Tampoco aparecen trabajos tan viles como del que se encarga Rafita. Hace tiempo que no hablo con él. Al menos directamente. No puedo entender cómo alguien con esa prosa tan rauda y precisa como anguila terminó en el camino en el que anda. Rafita no dejó la narrativa para convertirse en un sicario o uno de esos cocineros encargados de disolver cuerpos en ácido clorhídrico. Aunque a menudo pienso que eso tendría más sentido y, en cierta forma, sería más honesto. No, él trabaja para una agencia de soluciones informáticas que surte de chatbots a las empresas más voraces del país. Cada vez que quieres hacer una aclaración con tu banco, tienes un problema con tu cita del seguro o quieres conocer las promociones de la tienda departamental, la amable redacción de Rafita aparece para ayudarte.
Hola, línea Bancocualquiera, me quiero suicidar, escribe algún cándido cibernauta que está hecho jirones. Hola, buenos días, Cándido, contesta el texto predictivo. Cuéntamelo todo, dice casi orgánicamente. Y el cándido se confiesa ante una caja vacía. Como en la iglesia, pues. En casa las cosas no van bien. Su banco me está cobrando tanto porcentaje injusto en comisiones. Ya no puedo más, dice el afligido. Afligido, tienes mucho por vivir. No sabes qué tan común es que los clientes de nuestro banco tengan fantasías suicidas, bromea el robot parlanchín. Aguanta. Nosotros estamos ahí para ti. Somos tu verdadera familia. Mejores que tu familia. Recuerda el proverbio budista: el dolor es inevitable pero el sufrimiento es opcional.
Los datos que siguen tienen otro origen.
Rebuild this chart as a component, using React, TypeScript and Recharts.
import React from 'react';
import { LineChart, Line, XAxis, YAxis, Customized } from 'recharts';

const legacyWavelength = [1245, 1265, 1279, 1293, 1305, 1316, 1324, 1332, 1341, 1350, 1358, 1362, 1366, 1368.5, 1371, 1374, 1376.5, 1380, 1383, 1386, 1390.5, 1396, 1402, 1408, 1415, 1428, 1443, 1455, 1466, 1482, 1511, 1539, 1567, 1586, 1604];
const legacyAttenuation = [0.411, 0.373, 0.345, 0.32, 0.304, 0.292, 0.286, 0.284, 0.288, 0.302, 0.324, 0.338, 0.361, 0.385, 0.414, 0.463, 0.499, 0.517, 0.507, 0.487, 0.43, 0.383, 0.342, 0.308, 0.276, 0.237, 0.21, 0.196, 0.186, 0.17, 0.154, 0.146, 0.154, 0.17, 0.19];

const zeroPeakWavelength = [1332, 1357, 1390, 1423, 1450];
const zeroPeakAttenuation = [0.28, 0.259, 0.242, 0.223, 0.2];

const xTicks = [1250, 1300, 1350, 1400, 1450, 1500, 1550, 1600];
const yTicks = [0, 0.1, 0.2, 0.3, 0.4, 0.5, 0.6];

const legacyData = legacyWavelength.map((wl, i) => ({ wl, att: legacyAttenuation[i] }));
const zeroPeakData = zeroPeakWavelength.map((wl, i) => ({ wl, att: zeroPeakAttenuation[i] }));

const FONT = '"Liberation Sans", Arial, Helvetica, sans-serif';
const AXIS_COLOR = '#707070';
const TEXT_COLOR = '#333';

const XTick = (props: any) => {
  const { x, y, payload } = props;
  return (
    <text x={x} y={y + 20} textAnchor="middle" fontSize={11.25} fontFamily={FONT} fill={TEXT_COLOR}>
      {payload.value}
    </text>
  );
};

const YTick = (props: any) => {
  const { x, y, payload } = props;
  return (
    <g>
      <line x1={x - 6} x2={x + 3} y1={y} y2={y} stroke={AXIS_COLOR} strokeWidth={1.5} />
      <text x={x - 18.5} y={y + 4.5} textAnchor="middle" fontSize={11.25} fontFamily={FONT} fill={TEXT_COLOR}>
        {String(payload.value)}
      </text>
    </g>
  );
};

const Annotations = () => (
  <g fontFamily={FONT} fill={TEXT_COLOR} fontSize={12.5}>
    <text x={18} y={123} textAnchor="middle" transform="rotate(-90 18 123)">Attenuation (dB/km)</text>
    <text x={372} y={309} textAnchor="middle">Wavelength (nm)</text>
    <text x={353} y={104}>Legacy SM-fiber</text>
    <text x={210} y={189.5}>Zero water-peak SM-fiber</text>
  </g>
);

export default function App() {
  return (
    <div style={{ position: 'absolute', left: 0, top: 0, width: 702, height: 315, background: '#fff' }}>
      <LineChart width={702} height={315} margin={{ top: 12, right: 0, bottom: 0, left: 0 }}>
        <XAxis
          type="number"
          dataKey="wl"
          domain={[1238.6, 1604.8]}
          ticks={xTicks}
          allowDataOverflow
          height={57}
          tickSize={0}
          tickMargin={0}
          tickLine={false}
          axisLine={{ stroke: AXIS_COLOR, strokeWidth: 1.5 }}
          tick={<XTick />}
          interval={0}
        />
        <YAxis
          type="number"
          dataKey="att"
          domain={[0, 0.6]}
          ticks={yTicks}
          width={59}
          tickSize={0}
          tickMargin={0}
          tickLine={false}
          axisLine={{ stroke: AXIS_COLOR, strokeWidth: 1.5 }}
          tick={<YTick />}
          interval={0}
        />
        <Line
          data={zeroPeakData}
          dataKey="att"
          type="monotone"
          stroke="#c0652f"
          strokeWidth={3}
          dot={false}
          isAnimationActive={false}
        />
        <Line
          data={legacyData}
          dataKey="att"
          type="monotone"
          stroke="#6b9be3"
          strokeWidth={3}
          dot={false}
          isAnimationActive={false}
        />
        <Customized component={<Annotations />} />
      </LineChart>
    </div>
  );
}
Atribulado empieza a ceder: gracias, chatito, no había pensado en todo lo que tengo y cuánto lo amo. Amo con la fuerza de mil gorriones sabios, agrega el otrora quejoso. Cuando el dolor es insoportable, nos destruye; cuando no nos destruye, es que es soportable, masculla el robot de Rafa sin darle crédito al emperador Marco Aurelio. Entre imperios se permite el saqueo intelectual. Los lobos se alimentan de corderos, afirmó un respetadísimo intelectual mexicano. Los vivos, de los muertos. Es un alivio escuchar eso, Ingenuo, se escribe en la conversación preconfigurada, ¿por cierto, ya te diste de alta en nuestro nuevo programa de recompensas? Si lo contratas ahora…
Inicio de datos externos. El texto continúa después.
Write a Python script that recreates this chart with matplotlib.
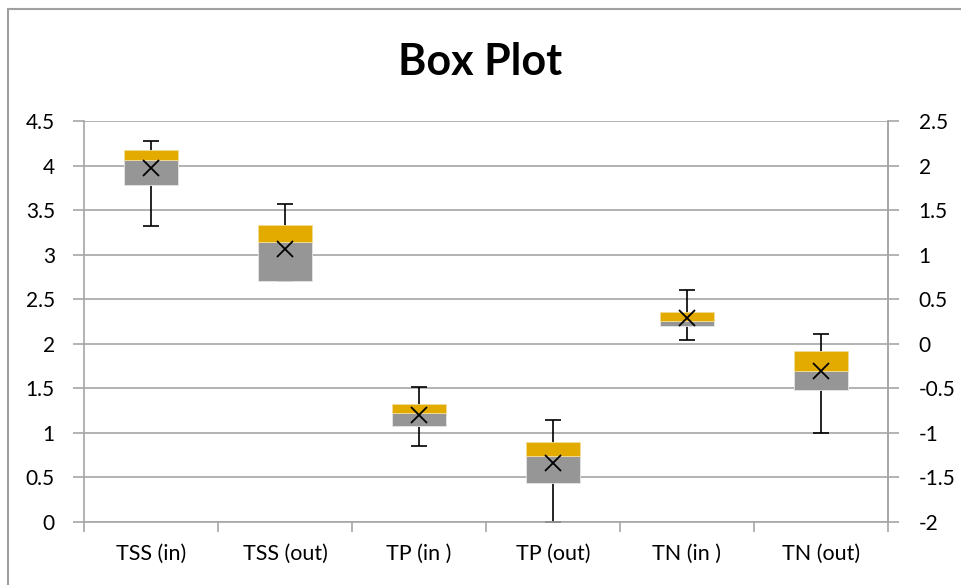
import numpy as np
import matplotlib

matplotlib.use("Agg")
import matplotlib.pyplot as plt
from matplotlib.patches import Rectangle

plt.rcParams["font.family"] = ["Lato", "DejaVu Sans"]

# --- dados ---
categorias = ["TSS (in)", "TSS (out)", "TP (in )", "TP (out)", "TN (in )", "TN (out)"]
minimo = [3.32, 2.70, 0.85, 0.00, 2.04, 1.00]
q1 = [3.78, 2.70, 1.08, 0.44, 2.20, 1.48]
mediana = [4.06, 3.14, 1.22, 0.74, 2.26, 1.69]
q3 = [4.18, 3.33, 1.32, 0.90, 2.36, 1.92]
maximo = [4.27, 3.57, 1.52, 1.15, 2.60, 2.11]
media = [3.97, 3.06, 1.20, 0.66, 2.29, 1.70]

cinza = "#969696"
laranja = "#E3AA00"
grade = "#A6A6A6"

x = np.arange(len(categorias))
q1 = np.array(q1)
mediana = np.array(mediana)
q3 = np.array(q3)

fig = plt.figure(figsize=(9.61, 5.85), dpi=100)
ax = fig.add_axes([84 / 961, 1 - 522 / 585, (888 - 84) / 961, (522 - 121) / 585])

# bigodes (atras das caixas)
ax.errorbar(x, mediana, yerr=[mediana - np.array(minimo), np.array(maximo) - mediana],
            fmt="none", ecolor="black", elinewidth=1.2, capsize=6, capthick=1.2, zorder=2)

# caixas empilhadas: Q1 -> mediana (cinza), mediana -> Q3 (laranja)
ax.bar(x, mediana - q1, bottom=q1, width=0.4, color=cinza, edgecolor="#E6E6E6",
       linewidth=0.6, zorder=3)
ax.bar(x, q3 - mediana, bottom=mediana, width=0.4, color=laranja, edgecolor="#F2DC99",
       linewidth=0.6, zorder=3)

# media
ax.plot(x, media, linestyle="none", marker="x", markersize=11, markeredgewidth=1.3,
        color="black", zorder=4)

ax.set_xlim(-0.5, len(categorias) - 0.5)
ax.set_ylim(0, 4.5)
ax.set_yticks(np.arange(0, 4.51, 0.5))
ax.set_yticklabels(["0", "0.5", "1", "1.5", "2", "2.5", "3", "3.5", "4", "4.5"])
ax.yaxis.grid(True, color=grade, linewidth=1.2, zorder=0)
ax.set_axisbelow(True)

ax.set_xticks(x)
ax.set_xticklabels(categorias)
ax.set_xticks(np.arange(-0.5, len(categorias), 1), minor=True)
ax.tick_params(axis="x", which="major", length=0, pad=16, labelsize=15.5)
ax.tick_params(axis="x", which="minor", length=7, color=grade, width=1.2)
ax.tick_params(axis="y", length=8, color=grade, width=1.2, labelsize=15, pad=13)

for lado in ["left", "bottom", "right"]:
    ax.spines[lado].set_color(grade)
    ax.spines[lado].set_linewidth(1.2)
ax.spines["top"].set_visible(False)

# eixo secundario
ax2 = ax.twinx()
ax2.set_ylim(-2, 2.5)
ax2.set_yticks(np.arange(-2, 2.51, 0.5))
ax2.set_yticklabels(["-2", "-1.5", "-1", "-0.5", "0", "0.5", "1", "1.5", "2", "2.5"])
ax2.tick_params(axis="y", length=8, color=grade, width=1.2, labelsize=15, pad=14)
for lado in ["left", "bottom", "right", "top"]:
    ax2.spines[lado].set_visible(False)
ax2.spines["right"].set_visible(True)
ax2.spines["right"].set_color(grade)
ax2.spines["right"].set_linewidth(1.2)

fig.text(0.5, 1 - 62 / 585, "Box Plot", ha="center", va="center", fontsize=31,
         fontweight="bold")

# moldura do grafico (abre para a direita e para baixo)
fig.add_artist(Rectangle((7.5 / 961, -0.05), 1.05, 1.05 - 9 / 585,
                         transform=fig.transFigure, fill=False, edgecolor="#A0A0A0",
                         linewidth=1.5))

plt.savefig("out.png", dpi=100)
plt.close()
En un punto de la madrugada en el que antes de la televisión por cable había estática o barras de colores llega un mensaje de la chica que conocí en internet (¿realmente se llega a conocer a alguien?). En la tele pasan la repetición de la lucha libre: Fantomas El Sucio le pide el divorcio a Reyna Rosalía, campeona mundial de peso enano. Acompañado de un notario, el rudo le exige la mitad de sus bienes y la custodia de un joven y acrobático luchador llamado Elohim, su hijo biológico. La patria potestad se juega en un combate que involucra sillas, tachuelas y tubos de led. Pronto, los tres se aplican todo tipo de castigos en medio del ring. Y aún así hay gente que se atreve a pensar que la lucha es falsa.
En su mensaje la chica que conocí por internet me cuenta su día. En su pueblo estuvieron a chorromil grados bajo cero y ella llevaba un vestido rojo subido. Se le congelaron hasta las anginas. Sus compañeros de trabajo la convirtieron tan progresivamente en una guardería no certificada del seguro social que no se dio cuenta. Está rodeada de chamacos preguntones mientras trabaja en su cubículo. Esto durará hasta que regresen a clases, me dice entre apesadumbrada y también un poco maternal. Después manda la foto de un cielo que nunca se ha visto en la ciudad: sin cables y azul. Y me dice que algún día debería de ir a Chihuahua.
Yo me recuesto en un tapete a lado de la cama de mi abuela esperando que nunca me pregunte si quiero comprar un tiempo compartido.